Your instructions:
Nothing after the line with "const FHR_TICKS = [120, 140, 160, 180, 200, 220];" belongs in the copy; extract the lines below from the top through that line, pictures left out.

Material provided:
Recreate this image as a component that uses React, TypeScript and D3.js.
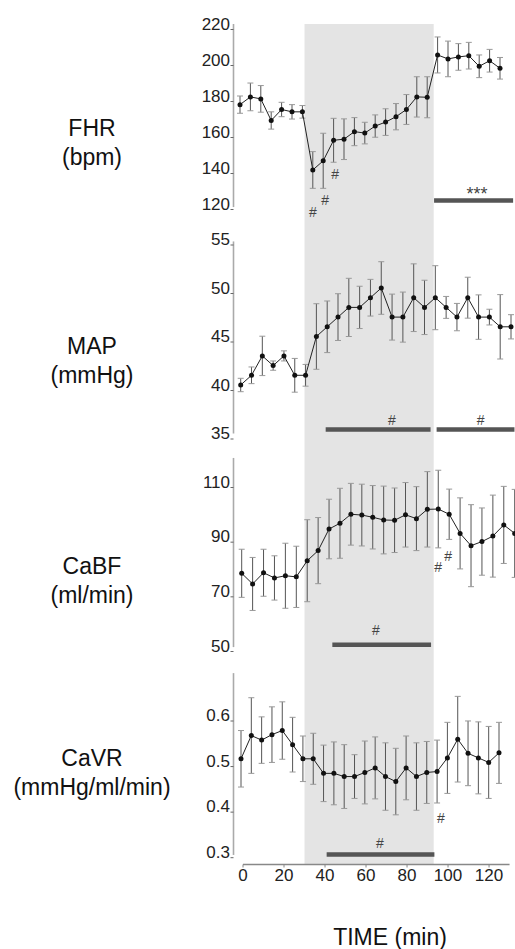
import React from 'react';
import * as d3 from 'd3';

// sampling times (min)
const TIME = [0, 5, 10, 15, 20, 25, 30, 35, 40, 45, 50, 55, 60, 65, 70, 75, 80, 85, 90, 95, 100, 105, 110, 115, 120, 125];
const TIME_TICKS = [0, 20, 40, 60, 80, 100, 120];

// FHR (bpm)
const FHR_MEAN = [175.2, 179.5, 178.4, 166.4, 172.5, 171.2, 171.2, 138.9, 144, 155.4, 156, 160.2, 159.4, 163.3, 165.5, 168.5, 172.5, 179.5, 179.3, 202.8, 200.6, 201.7, 202.4, 196.5, 199.6, 195.4];
const FHR_SEM = [4.8, 7.7, 7.4, 4.8, 4.0, 4.0, 3.5, 10.2, 15.3, 12.2, 11.3, 7.8, 6.0, 6.2, 7.4, 7.3, 8.3, 11.2, 11.4, 10.0, 9.9, 7.4, 7.4, 6.3, 6.3, 6.0];
const FHR_TICKS = [120, 140, 160, 180, 200, 220];

// MAP (mmHg)
const MAP_MEAN = [40, 41, 43, 42, 43, 41, 41, 45, 46, 47, 48, 48, 49, 50, 47, 47, 49, 48, 49, 48, 47, 49, 47, 47, 46, 46];
const MAP_SEM = [0.69, 0.86, 2.03, 0.48, 0.52, 1.74, 1.12, 3.38, 2.66, 2.41, 3.0, 2.18, 1.89, 2.71, 2.37, 2.58, 3.49, 2.8, 3.3, 1.13, 1.41, 2.11, 2.29, 0.81, 3.32, 1.25];
const MAP_TICKS = [35, 40, 45, 50, 55];

// CaBF (ml/min)
const CABF_MEAN = [76.6, 72.7, 76.8, 74.9, 75.7, 75.3, 81.2, 84.9, 92.8, 94.9, 98.2, 97.9, 97.1, 96.1, 96, 98, 96.6, 100, 100.1, 98.2, 91.2, 86.7, 88.2, 90.2, 94.3, 91.2];
const CABF_SEM = [8.8, 9.7, 8.6, 8.1, 11.9, 11.2, 15.0, 12.1, 10.9, 12.8, 11.3, 11.3, 11.6, 12.4, 11.8, 11.8, 11.7, 13.8, 14.2, 9.2, 13.0, 15.0, 12.3, 15.0, 14.1, 16.1];
const CABF_TICKS = [50, 70, 90, 110];

// CaVR (mmHg/ml/min)
const CAVR_MEAN = [0.505, 0.556, 0.546, 0.558, 0.567, 0.536, 0.505, 0.505, 0.473, 0.473, 0.466, 0.466, 0.475, 0.485, 0.466, 0.455, 0.485, 0.466, 0.475, 0.477, 0.507, 0.548, 0.517, 0.507, 0.497, 0.518];
const CAVR_SEM = [0.062, 0.083, 0.051, 0.061, 0.063, 0.060, 0.050, 0.056, 0.062, 0.069, 0.070, 0.048, 0.069, 0.068, 0.074, 0.073, 0.070, 0.074, 0.068, 0.069, 0.078, 0.094, 0.071, 0.079, 0.079, 0.067];
const CAVR_TICKS = [0.3, 0.4, 0.5, 0.6];

// treatment period (min)
const SHADE = [30, 93];

// significance bars [from, to, level] and marks {t, v, text}
const FHR_BARS = [[93.3, 131.3, 121.9]];
const FHR_NOTES = [{ t: 35.1, v: 115.6, text: '#' }, { t: 40.9, v: 122.2, text: '#' }, { t: 45.7, v: 136.7, text: '#' }, { t: 113.9, v: 125.6, text: '***' }];
const MAP_BARS = [[39.3, 87.8, 35.4], [90.6, 126.6, 35.4]];
const MAP_NOTES = [{ t: 69.9, v: 36.4, text: '#' }, { t: 111.0, v: 36.4, text: '#' }];
const CABF_BARS = [[41.5, 86.7, 50.5]];
const CABF_NOTES = [{ t: 61.5, v: 55.8, text: '#' }, { t: 89.9, v: 78.9, text: '#' }, { t: 94.5, v: 82.9, text: '#' }];
const CAVR_BARS = [[41.5, 93.7, 0.295]];
const CAVR_NOTES = [{ t: 67.3, v: 0.321, text: '#' }, { t: 96.8, v: 0.374, text: '#' }];

const W = 515, H = 949;
const FONT = '"Liberation Sans", Arial, sans-serif';
const AXIS_X = 233.5;

const panels = [
  { title: 'FHR', unit: '(bpm)', labelY: 128, mean: FHR_MEAN, sem: FHR_SEM, ticks: FHR_TICKS, fmt: d3.format('d'),
    yDomain: [120, 220], yRange: [204, 24], xRange: [240, 500], span: [118.3, 220], bars: FHR_BARS, notes: FHR_NOTES },
  { title: 'MAP', unit: '(mmHg)', labelY: 346, mean: MAP_MEAN, sem: MAP_SEM, ticks: MAP_TICKS, fmt: d3.format('d'),
    yDomain: [35, 55], yRange: [433.5, 239.5], xRange: [240.7, 511], span: [35, 54.8], bars: MAP_BARS, notes: MAP_NOTES },
  { title: 'CaBF', unit: '(ml/min)', labelY: 566, mean: CABF_MEAN, sem: CABF_SEM, ticks: CABF_TICKS, fmt: d3.format('d'),
    yDomain: [50, 110], yRange: [646, 482], xRange: [241.7, 514.7], span: [49.6, 118.8], bars: CABF_BARS, notes: CABF_NOTES },
  { title: 'CaVR', unit: '(mmHg/ml/min)', labelY: 758, mean: CAVR_MEAN, sem: CAVR_SEM, ticks: CAVR_TICKS, fmt: d3.format('.1f'),
    yDomain: [0.3, 0.6], yRange: [852.2, 715.5], xRange: [241, 499], span: [0.294, 0.693], bars: CAVR_BARS, notes: CAVR_NOTES },
];

function Panel({ p }: { p: any }) {
  const x = d3.scaleLinear().domain([0, 125]).range(p.xRange);
  const y = d3.scaleLinear().domain(p.yDomain).range(p.yRange);
  const line = d3.line<number>().x((_, i) => x(TIME[i])).y(d => y(d));

  return (
    <g>
      <text x={92} y={p.labelY} textAnchor="middle" dominantBaseline="central" fontSize={23} fill="#111">{p.title}</text>
      <text x={92} y={p.labelY + 29} textAnchor="middle" dominantBaseline="central" fontSize={23} fill="#111">{p.unit}</text>

      <line x1={AXIS_X} x2={AXIS_X} y1={y(p.span[0])} y2={y(p.span[1])} stroke="#aaa" strokeWidth={1.6} />
      {p.ticks.map((t: number) => (
        <g key={t}>
          <text x={230} y={y(t)} textAnchor="end" dominantBaseline="central" fontSize={17} fill="#222">{p.fmt(t)}</text>
          <line x1={230.5} x2={AXIS_X} y1={y(t) + 5.5} y2={y(t) + 5.5} stroke="#666" strokeWidth={1} />
        </g>
      ))}

      {p.bars.map((b: number[], i: number) => (
        <line key={'b' + i} x1={x(b[0])} x2={x(b[1])} y1={y(b[2])} y2={y(b[2])} stroke="#555" strokeWidth={4.5} />
      ))}
      {p.notes.map((n: any, i: number) => (
        <text key={'n' + i} x={x(n.t)} y={y(n.v)} textAnchor="middle" dominantBaseline="central"
          fontSize={n.text === '#' ? 14 : 18} fill="#444">{n.text}</text>
      ))}

      {p.mean.map((m: number, i: number) => {
        const cx = x(TIME[i]);
        const top = y(m + p.sem[i]), bot = y(m - p.sem[i]);
        return (
          <g key={'e' + i}>
            <line x1={cx} x2={cx} y1={top} y2={bot} stroke="#555" strokeWidth={1} />
            <line x1={cx - 3} x2={cx + 3} y1={top} y2={top} stroke="#999" strokeWidth={1} />
            <line x1={cx - 3} x2={cx + 3} y1={bot} y2={bot} stroke="#999" strokeWidth={1} />
          </g>
        );
      })}
      <path d={line(p.mean) || ''} fill="none" stroke="#222" strokeWidth={1} />
      {p.mean.map((m: number, i: number) => (
        <circle key={'c' + i} cx={x(TIME[i])} cy={y(m)} r={2.5} fill="#111" />
      ))}
    </g>
  );
}

export default function App() {
  const xAxis = d3.scaleLinear().domain([0, 125]).range([243, 499.3]);
  const axisY = 864.5;

  return (
    <svg width={W} height={H} style={{ position: 'absolute', left: 0, top: 0, background: '#fff' }} fontFamily={FONT}>
      <rect x={0} y={0} width={W} height={H} fill="#fff" />
      <rect x={xAxis(SHADE[0])} y={24} width={xAxis(SHADE[1]) - xAxis(SHADE[0])} height={axisY - 24} fill="#e4e4e4" />

      {panels.map(p => <Panel key={p.title} p={p} />)}

      <line x1={xAxis(0)} x2={xAxis(130)} y1={axisY} y2={axisY} stroke="#888" strokeWidth={1.5} />
      {TIME_TICKS.map(t => (
        <g key={t}>
          <line x1={xAxis(t)} x2={xAxis(t)} y1={axisY} y2={axisY + 3} stroke="#888" strokeWidth={1} />
          <text x={xAxis(t)} y={875} textAnchor="middle" dominantBaseline="central" fontSize={17} fill="#222">{t}</text>
        </g>
      ))}
      <text x={390} y={937} textAnchor="middle" dominantBaseline="central" fontSize={23} fill="#111">TIME (min)</text>
    </svg>
  );
}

Exercise answer:
Recreate this image as a component that uses React, TypeScript and D3.js.
import React from 'react';
import * as d3 from 'd3';

// sampling times (min)
const TIME = [0, 5, 10, 15, 20, 25, 30, 35, 40, 45, 50, 55, 60, 65, 70, 75, 80, 85, 90, 95, 100, 105, 110, 115, 120, 125];
const TIME_TICKS = [0, 20, 40, 60, 80, 100, 120];

// FHR (bpm)
const FHR_MEAN = [175.2, 179.5, 178.4, 166.4, 172.5, 171.2, 171.2, 138.9, 144, 155.4, 156, 160.2, 159.4, 163.3, 165.5, 168.5, 172.5, 179.5, 179.3, 202.8, 200.6, 201.7, 202.4, 196.5, 199.6, 195.4];
const FHR_SEM = [4.8, 7.7, 7.4, 4.8, 4.0, 4.0, 3.5, 10.2, 15.3, 12.2, 11.3, 7.8, 6.0, 6.2, 7.4, 7.3, 8.3, 11.2, 11.4, 10.0, 9.9, 7.4, 7.4, 6.3, 6.3, 6.0];
const FHR_TICKS = [120, 140, 160, 180, 200, 220];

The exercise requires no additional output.